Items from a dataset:

## Begin

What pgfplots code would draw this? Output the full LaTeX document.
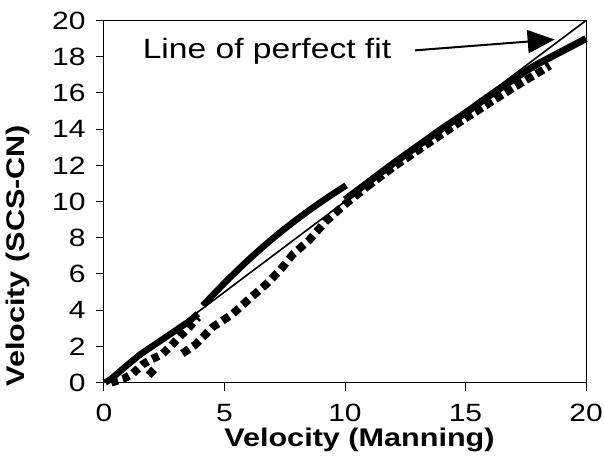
\documentclass[border=0pt]{standalone}
\usepackage{fontspec}
\setmainfont{Liberation Sans}[FakeStretch=1.2]
\usepackage{pgfplots}
\pgfplotsset{compat=1.18}
\usetikzlibrary{arrows.meta}
\begin{document}
\begin{tikzpicture}
\path[use as bounding box] (-104pt,-80.5pt) rectangle (500pt,382.5pt);
\begin{axis}[
  at={(0,0)}, anchor=south west,
  scale only axis, width=482pt, height=362pt,
  xmin=0, xmax=20, ymin=0, ymax=20,
  xtick={0,5,10,15,20}, ytick={0,2,...,20},
  tick align=outside, tick pos=left,
  major tick length=8pt,
  axis line style={line width=1pt},
  every tick/.style={black, line width=1pt},
  /pgf/number format/assume math mode=true,
  tick label style={font=\fontsize{25}{25}\selectfont},
  xticklabel style={yshift=-10pt},
  yticklabel style={xshift=-7pt},
  xlabel={\bfseries Velocity (Manning)},
  ylabel={\bfseries Velocity (SCS-CN)},
  label style={font=\fontsize{25.5}{25.5}\selectfont},
  xlabel style={at={(axis description cs:0.53,-0.16)}, anchor=center},
  ylabel style={at={(axis description cs:-0.178,0.35)}, anchor=center, rotate=0},
  clip=false,
]
% line of perfect fit
\addplot[black, line width=1.6pt] coordinates {(0,0) (20,20)};
% solid curve, lower part
\addplot[black, line width=6.5pt] coordinates {
(0.05,0.0) (0.3,0.2) (0.6,0.55) (1.0,1.0) (1.5,1.55) (2.0,2.0) (2.5,2.45) (3.0,2.9) (3.5,3.35) (3.9,3.8)};
\addplot[black, line width=6.5pt, smooth] coordinates {
(4.1,4.25) (4.6,4.95) (5.2,5.76) (5.9,6.66) (6.6,7.5) (7.3,8.28) (8.0,9.01) (8.7,9.69) (9.4,10.33) (10.05,10.89)};
% solid curve, upper part
\addplot[black, line width=7pt, smooth] coordinates {
(10.0,10.1) (11,11.1) (12,12.1) (13,13.05) (14,14.0) (15,14.9) (16,15.85) (17,16.75) (17.5,17.2) (18,17.6) (19,18.3) (20,19.0)};
% dotted series
\addplot[black, line width=8pt, dash pattern=on 7pt off 5pt] coordinates {
(0.3,0.0) (0.8,0.2) (1.2,0.5) (1.6,1.0) (2.0,1.3) (2.4,1.55) (2.8,2.05) (3.15,2.55) (3.5,3.0) (3.9,3.6)};
\addplot[black, line width=8pt, dash pattern=on 8pt off 5pt] coordinates {
(1.85,0.4) (2.1,0.75)};
\addplot[black, line width=8pt, dash pattern=on 8pt off 5pt] coordinates {
(3.25,1.6) (3.8,2.1) (4.5,3.05) (5.35,3.8) (6.05,4.65) (6.75,5.45) (7.3,6.2) (7.85,7.1) (8.5,7.85) (9.2,8.9) (10.05,9.9) (10.9,10.8)};
\addplot[black, line width=8pt, dash pattern=on 8pt off 4pt] coordinates {
(10.9,10.8) (12,11.9) (13,12.8) (14,13.7) (15,14.6) (16,15.45) (17,16.3) (18,17.1) (18.5,17.5)};
% annotation
\node[anchor=base west, font=\fontsize{28}{28}\selectfont, inner sep=0pt] at (axis cs:1.6,17.9) {Line of perfect fit};
\draw[black, line width=2pt, -{Triangle[length=27pt,width=23pt]}] (axis cs:12.9,18.35) -- (axis cs:18.7,18.95);
\end{axis}
\end{tikzpicture}
\end{document}
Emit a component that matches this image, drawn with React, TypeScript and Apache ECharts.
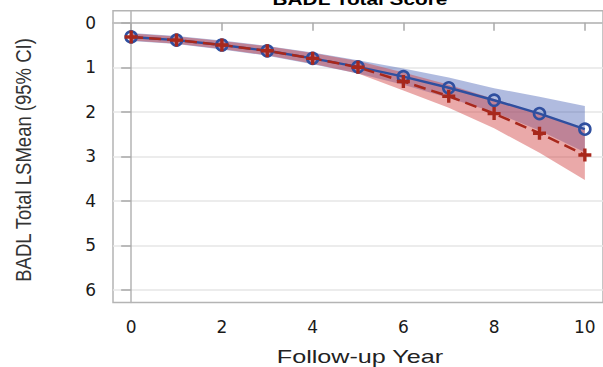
import React, { useEffect, useRef } from "react";
import * as echarts from "echarts";

const years = [0, 1, 2, 3, 4, 5, 6, 7, 8, 9, 10];
const xTickValues = [0, 2, 4, 6, 8, 10];
const yTickValues = [0, 1, 2, 3, 4, 5, 6];

const blueMean = [0.32, 0.39, 0.5, 0.63, 0.8, 0.99, 1.21, 1.46, 1.74, 2.04, 2.39];
const blueUpper = [0.23, 0.3, 0.4, 0.52, 0.67, 0.84, 1.03, 1.23, 1.47, 1.66, 1.87];
const blueLower = [0.41, 0.48, 0.6, 0.74, 0.93, 1.14, 1.39, 1.69, 2.01, 2.42, 2.91];

const redMean = [0.32, 0.39, 0.5, 0.63, 0.8, 1.0, 1.32, 1.65, 2.04, 2.48, 2.97];
const redUpper = [0.24, 0.31, 0.41, 0.53, 0.68, 0.86, 1.12, 1.39, 1.71, 2.04, 2.41];
const redLower = [0.4, 0.47, 0.59, 0.73, 0.92, 1.14, 1.52, 1.91, 2.37, 2.92, 3.53];

const title = "BADL Total Score";
const xName = "Follow-up Year";
const yName = "BADL Total LSMean (95% CI)";

const BLUE = "#2f4f9f";
const RED = "#a8281c";
const PLUS = "path://M3.7,0H6.3V3.7H10V6.3H6.3V10H3.7V6.3H0V3.7H3.7Z";

export default function App() {
  const ref = useRef<HTMLDivElement>(null);
  useEffect(() => {
    if (!ref.current) return;
    const chart = echarts.init(ref.current, null, { renderer: "svg" });
    const pairs = (arr: number[]) => years.map((y, i) => [y, arr[i]]);
    const bandData = (up: number[], lo: number[]) => years.map((y, i) => [y, up[i], lo[i]]);
    const font = "'Liberation Sans', Arial, sans-serif";
    const tickFont = "'DejaVu Sans', 'Liberation Sans', sans-serif";

    const bandSeries = (up: number[], lo: number[], color: string) => ({
      type: "custom",
      data: bandData(up, lo),
      encode: { x: 0, y: [1, 2] },
      silent: true,
      renderItem: (params: any, api: any) => {
        if (params.dataIndex !== 0) return null;
        const top = years.map((y, i) => api.coord([y, up[i]]));
        const bottom = years.map((y, i) => api.coord([y, lo[i]])).reverse();
        return {
          type: "polygon",
          shape: { points: top.concat(bottom) },
          style: { fill: color },
        };
      },
    });

    chart.setOption({
      animation: false,
      backgroundColor: "#ffffff",
      grid: {
        left: 113,
        top: 10.7,
        width: 494,
        height: 291.8,
        show: true,
        borderColor: "#b4b4b4",
        borderWidth: 1.5,
        containLabel: false,
      },
      graphic: [
        {
          type: "text",
          x: 360,
          y: -9,
          scaleX: 1.3,
          style: {
            text: title,
            font: `bold 16px ${font}`,
            fill: "#000",
            textAlign: "center",
            textVerticalAlign: "top",
          },
        },
        {
          type: "text",
          x: 360,
          y: 357,
          scaleX: 1.36,
          style: {
            text: xName,
            font: `18.5px ${font}`,
            fill: "#222",
            textAlign: "center",
            textVerticalAlign: "middle",
          },
        },
        {
          type: "text",
          x: 23,
          y: 160,
          rotation: Math.PI / 2,
          scaleX: 1,
          scaleY: 1.2,
          style: {
            text: yName,
            font: `18.5px ${font}`,
            fill: "#333",
            textAlign: "center",
            textVerticalAlign: "middle",
          },
        },
      ],
      xAxis: {
        type: "value",
        min: -0.4,
        max: 10.4,
        axisLine: { show: true, lineStyle: { color: "#b4b4b4", width: 1.5 } },
        axisTick: { show: true, length: 8, customValues: xTickValues, lineStyle: { color: "#aaa", width: 1.5 } },
        axisLabel: { customValues: xTickValues, margin: 16, fontFamily: tickFont, fontSize: 17, color: "#1a1a1a" },
        splitLine: { show: false },
      },
      yAxis: {
        type: "value",
        inverse: true,
        min: -0.27,
        max: 6.28,
        axisLine: { show: true, lineStyle: { color: "#b4b4b4", width: 1.5 } },
        axisTick: { show: true, length: 10, customValues: yTickValues, lineStyle: { color: "#aaa", width: 1.5 } },
        axisLabel: { customValues: yTickValues, margin: 17, fontFamily: tickFont, fontSize: 17, color: "#1a1a1a" },
        splitLine: { show: true, lineStyle: { color: "#e6e6e6", width: 1.5 } },
      },
      series: [
        bandSeries(blueUpper, blueLower, "rgba(58,86,176,0.4)"),
        bandSeries(redUpper, redLower, "rgba(208,64,64,0.45)"),
        {
          type: "line",
          data: pairs(blueMean),
          symbol: "circle",
          symbolSize: 11,
          lineStyle: { color: BLUE, width: 2.4 },
          itemStyle: { color: "rgba(0,0,0,0)", borderColor: BLUE, borderWidth: 2.6 },
        },
        {
          type: "line",
          data: pairs(redMean),
          symbol: PLUS,
          symbolSize: 13,
          lineStyle: { color: RED, width: 2.5, type: [12, 6] },
          itemStyle: { color: RED, borderWidth: 0 },
        },
      ],
    });
    return () => chart.dispose();
  }, []);
  return (
    <div
      ref={ref}
      style={{ position: "absolute", left: 0, top: 0, width: 603, height: 367 }}
    />
  );
}
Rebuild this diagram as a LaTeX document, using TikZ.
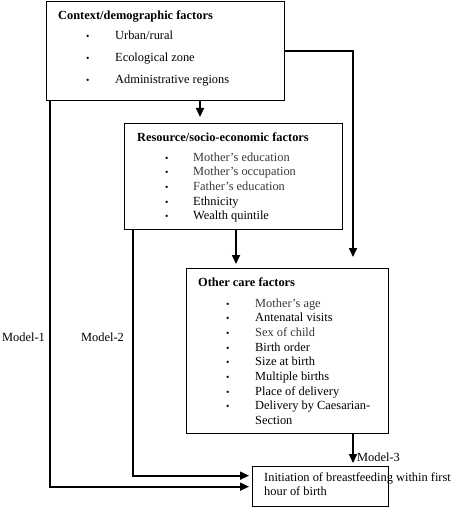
\documentclass[tikz,border=0pt]{standalone}
\usepackage{fontspec}
\setmainfont{Liberation Serif}
\usetikzlibrary{arrows.meta, positioning}
\definecolor{softtext}{RGB}{55,55,55}
\tikzset{
  box/.style   = {draw, line width=1.3pt, anchor=north west, inner sep=0pt},
  head/.style  = {anchor=base west, inner sep=0pt, font=\fontsize{12.4}{14}\selectfont\bfseries},
  item/.style  = {anchor=base west, inner sep=0pt, font=\fontsize{12.4}{14}\selectfont},
  dot/.style   = {anchor=base west, inner sep=0pt, font=\fontsize{9.5}{10}\selectfont},
  arrow/.style = {-{Triangle[length=9pt,width=8pt]}, line width=1.7pt},
}

\begin{document}
\begin{tikzpicture}[x=1pt, y=-1pt]
  \useasboundingbox (0,0) rectangle (473,508);
  % boxes
  \node[box, minimum width=238pt, minimum height=99pt]  (ctx)  at (46,1)    {};
  \node[box, minimum width=218pt, minimum height=106pt] (res)  at (124,123) {};
  \node[box, minimum width=202pt, minimum height=165pt] (oth)  at (186,268) {};
  \node[box, minimum width=136pt, minimum height=40pt]  (init) at (252,466) {};

  % context / demographic
  \node[head] (ctxhead) at (58,20) {Context/demographic factors};
  \node[dot] at (86,40) {\textbullet};  \node[item] (urb) at (115,40) {Urban/rural};
  \node[dot] at (86,62) {\textbullet};  \node[item] (eco) at (115,62) {Ecological zone};
  \node[dot] at (86,84) {\textbullet};  \node[item] (adm) at (115,84) {Administrative regions};

  % resource / socio-economic
  \node[head] (reshead) at (137,141) {Resource/socio-economic factors};
  \foreach \y/\t/\c in {161/Mother’s education/softtext, 175.7/Mother’s occupation/softtext,
                        190.4/Father’s education/softtext, 205.1/Ethnicity/black,
                        219.8/Wealth quintile/black} {
    \node[dot] at (165,\y) {\textbullet};
    \node[item, text=\c] at (193,\y) {\t};
  }

  % other care
  \node[head] (othhead) at (198,286) {Other care factors};
  \foreach \y/\t/\c in {307/Mother’s age/softtext, 321.7/Antenatal visits/black,
                        336.3/Sex of child/softtext, 351/Birth order/black,
                        365.6/Size at birth/black, 380.3/Multiple births/black,
                        395/Place of delivery/black, 409.6/Delivery by Caesarian-/black} {
    \node[dot] at (226,\y) {\textbullet};
    \node[item, text=\c] at (255,\y) {\t};
  }
  \node[item] (sect) at (255,424.2) {Section};

  % outcome
  \node[item, align=left, anchor=north west, font=\fontsize{12.4}{14}\selectfont]
    (inittxt) at (264,473) {Initiation of breastfeeding within first\\hour of birth};

  % connectors
  \coordinate (xa) at (200,0);
  \coordinate (xb) at (236,0);
  \coordinate (xc) at (353,0);
  \coordinate (xm1) at (50,0);
  \coordinate (xm2) at (133,0);
  \coordinate (m2end) at ([yshift=11pt]init.west);
  \draw[arrow, shorten >=6pt] (ctx.south -| xa) -- (res.north -| xa);
  \draw[arrow, shorten >=4pt] (res.south -| xb) -- (oth.north -| xb);
  \draw[arrow, shorten >=11pt] (ctx.east) -| (oth.north -| xc);
  \draw[arrow, shorten >=3pt] (oth.south -| xc) -- (init.north -| xc);
  \draw[arrow, shorten >=3pt] (ctx.south -| xm1) |- (init.west);
  \draw[arrow, shorten >=3pt] (res.south -| xm2) |- (m2end);

  % model labels
  \node[item] (mod1) at (2,341) {Model-1};
  \node[item] (mod2) at (81,341) {Model-2};
  \node[item] (mod3) at (357,461) {Model-3};
\end{tikzpicture}
\end{document}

## End

What to work on ::
Out of the records, collect only those lines that contain the string "React".

Written answer ::
Emit a component that matches this image, drawn with React, TypeScript and Apache ECharts.
import React, { useEffect, useRef } from "react";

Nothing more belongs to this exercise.